Nella storia ebraica vi sono vari episodi di persone incensurate che furono accusate di atti che non avevano commesso, per vendetta o per altri motivi. È nota l’accusa che la moglie di Potifàr mosse nei confronti di Yosef. Per grazia dell’Eterno, Potifàr credette più alle parole di Yosef che a quelle della moglie e Yosef fu messo in prigione per salvare la faccia della moglie di Potifàr e non fu giustiziato (Bereshìt, 39,12:21 e spiegazione del midràsh Yalqùt Shim’onì).
Un altro episodio, che si concluse però in modo tragico, fu quello del re Achàb che chiese al vicino Navòt di vendergli la sua vigna. Quando Navòt rifiutò perché la vigna era parte del retaggio famigliare, la regina Izevel (Jezabel) procurò due falsi testimoni, Navòt venne giustiziato e il re Achàb ereditò la vigna (I, Melakhìm, cap. 21).
Rav Israel Meir Kagan nella prefazione alla sua opera Chafétz Chayìm scrisse: “Come possono avere effetto le benedizioni che aspettiamo dal Santo Benedetto Egli sia se, a causa dei nostri numerosi peccati, il peccato della maldicenza è diventato un’abitudine?”.

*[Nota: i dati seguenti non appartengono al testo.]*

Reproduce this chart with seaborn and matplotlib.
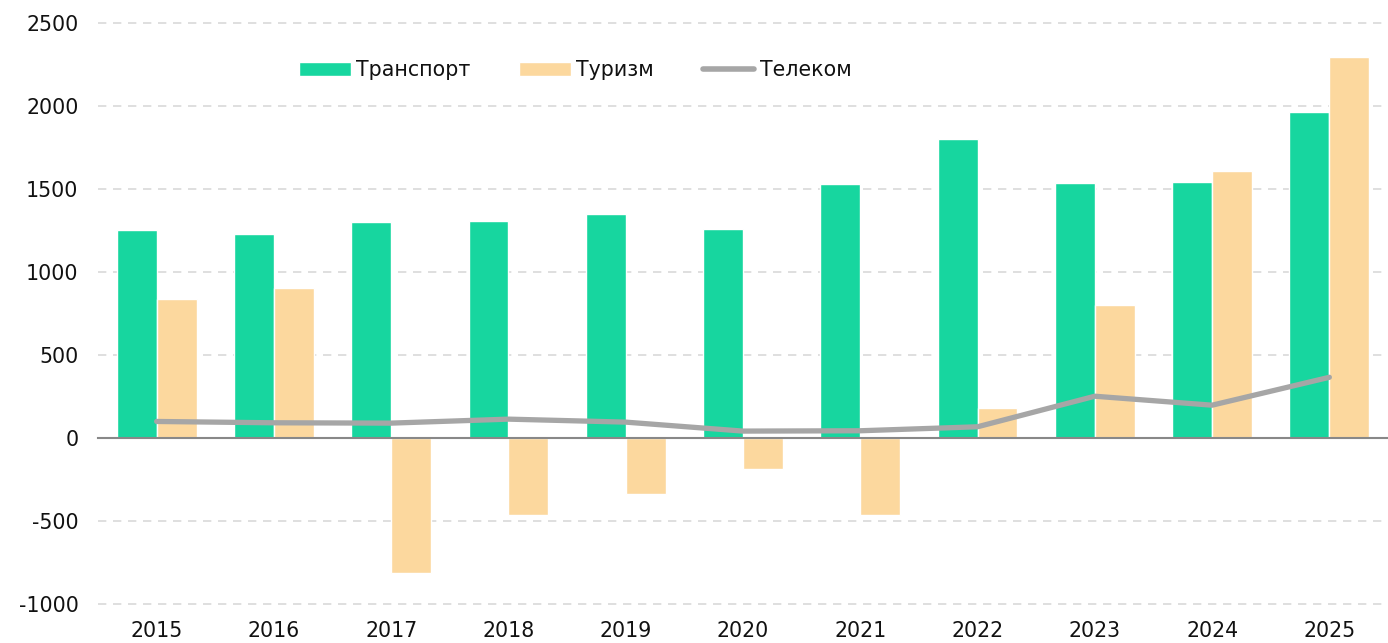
import numpy as np
import pandas as pd
import matplotlib
matplotlib.use("Agg")
import matplotlib.pyplot as plt
import seaborn as sns
from matplotlib.ticker import MultipleLocator, FixedLocator
from matplotlib.patches import Patch
from matplotlib.lines import Line2D

years = ["2015", "2016", "2017", "2018", "2019", "2020", "2021", "2022", "2023", "2024", "2025"]
transport = [1250, 1230, 1300, 1305, 1350, 1260, 1530, 1800, 1535, 1540, 1965]
tourism = [835, 905, -810, -462, -336, -186, -462, 180, 803, 1610, 2295]
telecom = [100, 92, 90, 114, 96, 42, 44, 68, 252, 198, 366]

series_names = ["Транспорт", "Туризм", "Телеком"]
colors = {"Транспорт": "#17D69F", "Туризм": "#FCD89E", "Телеком": "#A6A6A6"}

df = pd.DataFrame({
    "year": years * 2,
    "value": transport + tourism,
    "series": [series_names[0]] * len(years) + [series_names[1]] * len(years),
})

sns.set_theme(style="white")
plt.rcParams["font.family"] = ["DejaVu Sans"]
plt.rcParams["axes.unicode_minus"] = False

FS = 14.8

fig = plt.figure(figsize=(13.88, 6.43), dpi=100)
ax = fig.add_axes([98 / 1388, 1 - 605 / 643, 1 - 98 / 1388, (605 - 22) / 643])

sns.barplot(data=df, x="year", y="value", hue="series", order=years,
            hue_order=series_names[:2], palette=colors, width=0.68, gap=0,
            saturation=1, errorbar=None, ax=ax, legend=False, zorder=3)

sns.lineplot(x=np.arange(len(years)), y=telecom, color=colors["Телеком"],
             linewidth=3.8, ax=ax, zorder=4, label=None, solid_capstyle="round")

ax.set_xlim(-0.5, len(years) - 0.5)
ax.set_ylim(-1005, 2505)
ax.yaxis.set_major_locator(MultipleLocator(500))
ax.grid(axis="y", color="#D9D9D9", linestyle=(0, (5, 4)), linewidth=1.2, zorder=0)
ax.grid(axis="x", visible=False)
ax.set_axisbelow(True)

for s in ["left", "right", "top"]:
    ax.spines[s].set_visible(False)
ax.spines["bottom"].set_position(("data", 0))
ax.spines["bottom"].set_color("#888888")
ax.spines["bottom"].set_linewidth(1.5)
ax.spines["bottom"].set_zorder(5)

ax.xaxis.set_minor_locator(FixedLocator(np.arange(-0.5, len(years), 1.0)))
ax.tick_params(axis="x", which="minor", length=6, width=1.2, color="#666666", direction="out")
ax.tick_params(axis="x", which="major", length=0, pad=132, labelsize=FS, labelcolor="#111111")
ax.tick_params(axis="y", length=0, pad=14, labelsize=FS, labelcolor="#111111")
ax.set_xlabel("")
ax.set_ylabel("")

handles = [Patch(facecolor=colors["Транспорт"]), Patch(facecolor=colors["Туризм"]),
           Line2D([0], [0], color=colors["Телеком"], linewidth=4, solid_capstyle="round")]
ax.legend(handles, series_names, loc="center", bbox_to_anchor=(0.37, 0.917), ncol=3,
          frameon=False, fontsize=FS, handlelength=2.5, handletextpad=0.25,
          columnspacing=2.4, handleheight=0.65, labelcolor="#111111")

fig.savefig("out.png", dpi=100)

Nella sua presentazione alla traduzione italiana del libro sulle regole della maldicenza, rav Riccardo Di Segni scrisse che “il Chafétz Chayìm è diventato un patrimonio essenziale della nostra vita religiosa. Una guida alla costruzione e al mantenimento di una società basata sul rispetto reciproco”.
In Egitto gli israeliti meritarono la redenzione grazie al fatto che non si assimilarono. Sia volontà dell’Eterno che la nostra generazione possa meritare la redenzione grazie all’attenzione alla mitzwà di non sparlare del prossimo.